Sophie Verbeeck (Charlotte) e Anaïs Demoustier (Mélodie)
Acreditando que a segunda opção é a mais coerente, o filme reforça um comportamento que reflete o que vivemos hoje, das liberdades e múltiplas visões nos relacionamentos. Hoje, importa muito pouco a opção sexual ou opções como marcadores e rótulos definitivos para as pessoas. O desejo é o principal motivador e ele se define enquanto se instaura, no momento de seu despertar. Da mesma forma, a manutenção das relações é tão fluida ou mais, sobrevivendo como um equilibrista sob um cabo extremamente fino que pende agressivamente para qualquer lado que o vento soprar. Os três personagens são construídos sobre essa base, assim Charlotte é aquela que consegue se manter em um relacionamento, mas, ao mesmo tempo é inatingível, sob uma barreira de proteção para si mesma ela se firma e, ainda que se envolva com um ou outro, não se permite a vulnerabilidade de uma entrega mais profunda. Não é que ela deixe de gostar de alguém, mas ela provavelmente não acredita ainda ter encontrado alguém que lhe desequilibre.

Neste sentido, Micha e Mélodie são semelhantes, não é à toa que ambos se relacionam com Charlotte: há sempre o pêndulo que pesa mais para o lado mais forte, mais controlador e falha para o sensível. Os dois aqui são os sensíveis, que se identificam, se envolvem e preferem a entrega total à entrega nenhuma. São os românicos de nossos tempos, cada vez mais raros, marcados como bobos e que, talvez, vivam de forma mais sincera com eles mesmos e seus pares. No filme, não são os bobos de um possível esterótipo, tocam suas vidas, tomam decisões e é essa a graça do filme. Seus exageros de roteiro se concentram muito mais nas cenas de 'acaso', algumas bastante supérfluas, mas que funcionam como pano de fundo, ilustrações de um entorno onde os protagonistas se encontram.

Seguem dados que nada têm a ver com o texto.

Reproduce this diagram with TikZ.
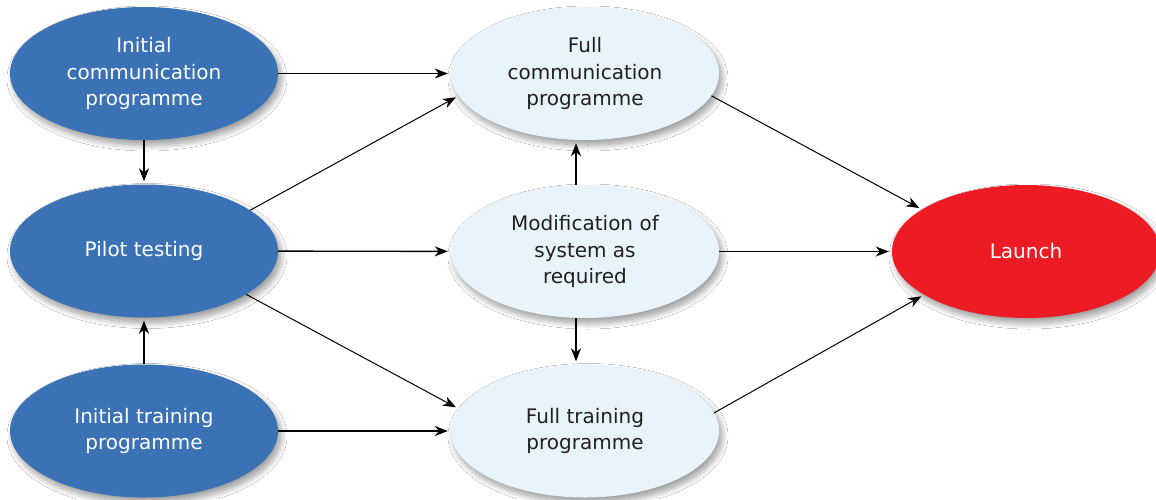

Hoje são poucos os casais jovens que, em um relacionamento monogâmico permanecem juntos por longo tempo, atravessando situações difíceis antes de desistir à primeira crise. Se nada é tão consistente, se tudo pode ser testado, estão todos disponíveis ou em vias de, e assim, os envolvimentos acabam superficiais, já que o aprofundamento exigiria tempo, escolha - portanto indisponibilidade - e dedicação, como aponta e faz contraponto a personagem de Charlotte. Quanto menor o envolvimento, menos crises, menos aprofundamento, menos cuidado.
A trois: Charlotte, Micha e Mélodie
Essa fluidez é marca do que nos é contemporâneo e não está de todo errado se adequado a seus interesses, mas nem sempre é compreendido, racionalizado desta forma. Uma versão honesta e evidente em todo o filme acontece à Micha e Melodie, considerando a história de cada um deles e as consequências de seu posterior envolvimento. Os personagens são atropelados por suas histórias, quase não dão conta das consequências  de suas ideias. Mas nada que se transforme em tragédia, ao contrário, o filme rende bons momentos e nos faz refletir em meio a um caos, que, ainda bem, não é nosso.


À parte seus exageros, o filme é relevante e divertido, com sequências cuidadosamente elaboradas das cenas de expectativas e sua grande e bonita conclusão. Zygmunt Bauman, sociólogo polonês que estuda a sociedade contemporânea, encontra em sua teoria o conceito de amor líquido, aquele modo de se relacionar em que sempre estamos buscando alguém com quem dividir os momentos, mas nunca achamos ser suficiente quem encontramos. Em um rápido e simplista resumo, permanecemos numa constante busca por alguém, estando sempre satisfeitos por um tempo, até que o encanto inicial se dissolva e no momento da construção da intimidade, se revolva em uma nova busca, no descarte do anterior. É um ciclo vicioso que culmina em histórias fugazes, como marca de nossos tempos fluidos, sem fixações, bases sólidas de qualquer coisa que requeira tempo para se desenvolver. Aqui, cada personagem põe em prática um tanto desta liquidez à sua maneira e veremos gente como a gente, com uma sinceridade sutil, escondida na leveza que o gênero promete e que passa suas questões mais delicadas quase sem percebermos, nos tropeços de alguns exageros, mas com cuidado na construção de seus protagonistas.